In case you've been paying attention to Iraq or Iran or something silly like that. free agent Bernie wasn't invited to training camp with a real job. He was offered a minor-league contract. He refused and stayed home.

Now, a minor league contract may be fine for Mark Bellhorn, I'm told, because he's skipped around the country like a guy with too many frequent flyer miles. But Bernie has had only one team. From 1991 through 2006, he played for The Best Team Money Can Buy.

And now, Bernie is sitting home, but not by the telephone.

If Bernie had to suffer in public, the public also, it seems, put pressure on Joe Torre.

According to the Associated Press, Joe has been calling Bernie. This week, Bernie called back. Joe told him to come down, don't worry about how much space there is on the 25-man roster.

Just come down, Joe said.

And compete for your job.

Look, anything that makes the Yankees weaker is fine by me. But right is right. You don't wait until the last minute for a guy who has been helping you out since the time of the First Gulf War. And you don't make him compete for his job. Leave him his pride.

Wednesday, February 14, 2007

Pitchers, catchers and baseball, too

"You can't rehearse sincerity. You have to make it up on the spot."
Denny Crane

It seems the New York Yankees aren't even trying to make it up on the spot.

Bernie Williams, that hero of yesteryear, or was it two years ago, is a victim of "what have you done for me lately".

And Mariano Rivera, the killer closing pitcher who fools everyone (except the Boston Red Sox) with his cut fastball, seems to be afraid that he also be a victim of "what have you done for me lately."

In case you missed it, he was quoted as saying that although he wanted to finish his stellar career in New York, he might not be able to. I guess he wants some indication from Yankee big shot Brian Cashman that he won't face the same fate as Bernie.

I guess Mike Olkin was right when he replied to my whining about Mark Bellhorn being signed to a minor-league contract, saying don't feel too sorry for Bell. I guess compared to Bernie and some other older players around the game, Bell did OK.

Along with Rivera, catcher Jorge Posada will be a free agent at the end of this season and one must wonder if he, too, will be given the boot, as Williams was.

Look, the Yankees are the best team money can buy. But there has to be a little heart, too. I hope Rivera and Posada, if faced with the same choices as Bernie Williams, will take the high road and retire.

Rivera is a sure bet for the Hall of Fame and Posada might make it, too. Neither, I hope, needs the money. Go out with your heads held high.

Monday, February 5, 2007

A true world series is going on

Well, the Super Bowl, which was anything but super, is over and that who-needs-it all-star game is next week.
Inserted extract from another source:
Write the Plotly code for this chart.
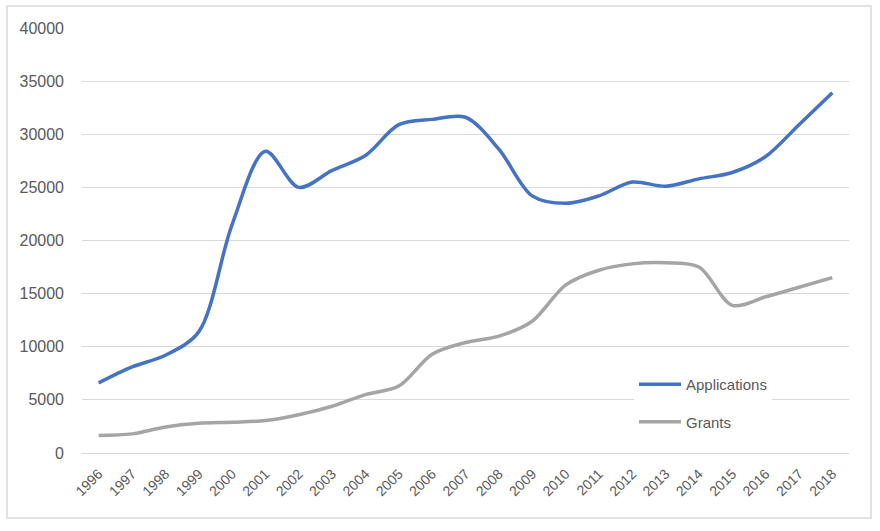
import plotly.graph_objects as go

years = [str(y) for y in range(1996, 2019)]
applications = [6600, 8100, 9200, 11400, 21500, 28400, 25000, 26600, 28000, 30900,
                31400, 31600, 28600, 24200, 23500, 24200, 25500, 25100, 25800, 26400,
                27900, 30900, 33900]
grants = [1650, 1800, 2450, 2800, 2900, 3050, 3600, 4400, 5500, 6300,
          9300, 10400, 11000, 12400, 15800, 17200, 17800, 17900, 17500, 13900,
          14700, 15600, 16500]
y_ticks = [0, 5000, 10000, 15000, 20000, 25000, 30000, 35000, 40000]

FONT = "Liberation Sans"
TXT = "#595959"

fig = go.Figure()
fig.add_trace(go.Scatter(x=years, y=applications, mode="lines", name="Applications",
                         line=dict(color="#4472C4", width=3.5, shape="spline", smoothing=0.9),
                         legendgroup="a"))
fig.add_trace(go.Scatter(x=years, y=grants, mode="lines", name="Grants",
                         line=dict(color="#A5A5A5", width=3.5, shape="spline", smoothing=0.9),
                         legendgroup="g"))

L, R, T, B = 82, 31, 28, 78
W, H = 880, 531
pw, ph = W - L - R, H - T - B

def px_to_paper_x(px):
    return (px - L) / pw

def px_to_paper_y(py):
    return (H - B - py) / ph

fig.update_layout(
    width=W, height=H,
    margin=dict(l=L, r=R, t=T, b=B, pad=0),
    paper_bgcolor="white", plot_bgcolor="white",
    font=dict(family=FONT, size=15, color=TXT),
    showlegend=True,
    legend=dict(x=px_to_paper_x(634), y=px_to_paper_y(368), xanchor="left", yanchor="top",
                bgcolor="white", borderwidth=0, font=dict(size=15, color=TXT),
                traceorder="grouped", tracegroupgap=15, itemwidth=42),
    xaxis=dict(type="category", range=[-0.5, len(years) - 0.5],
               showgrid=False, showline=False, ticks="",
               tickangle=-45, ticklabelstandoff=9, tickfont=dict(size=14, color=TXT)),
    yaxis=dict(range=[0, 40000], tickvals=y_ticks, ticktext=[str(v) for v in y_ticks],
               showgrid=True, gridcolor="#D9D9D9", gridwidth=1,
               zeroline=True, zerolinecolor="#D9D9D9", zerolinewidth=1,
               showline=False, ticks="", ticklabelstandoff=17,
               tickfont=dict(size=16, color=TXT)),
    shapes=[dict(type="rect", xref="paper", yref="paper",
                 x0=px_to_paper_x(7), x1=px_to_paper_x(871),
                 y0=px_to_paper_y(518), y1=px_to_paper_y(6),
                 line=dict(color="#D9D9D9", width=1.5), fillcolor="rgba(0,0,0,0)",
                 layer="below")],
)

fig.write_html("out.html", config={"displayModeBar": False},
               post_script="document.body.style.margin='0';")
The season for football, which died two weeks ago, is finally having the good sense to lie down.

So, summer baseball season is about to kick off.

But the winter baseball season is ending. The Caribbean playoffs are going on in Puerto Rico. The top teams from each nation get to play each other, which makes it a true world series...for those places where it's warm, that is.

The last time I looked, the Dominican Republic was kicking some serious butt. Puerto Rico was doing well until it ran into the Dominican Republic, which embarrassed the home-island squad 16-0. Ouch. And they did it without Big Popi.

They'll be playing for another two or three days. It's worth taking a look -- it's good baseball if your cable system carries it. Actually, it's good baseball whether your cable system carries it or not.

So, now, back to U.S. baseball.

The Red Sox are seeking a closer after deciding to move crusher Jon Papelbon to a starting rotation.

Don't ask me about what's going to happen. I was the guy who was running around saying the Sox should get rid of Julian Tavarez, the guy who slid into a producing starting slot in September.

It should be interesting.

A parting thought. New York has the 2008 All-Star Game. Wouldn't it be wonderful if the plurality of all-stars playing that game were from the Red Sox?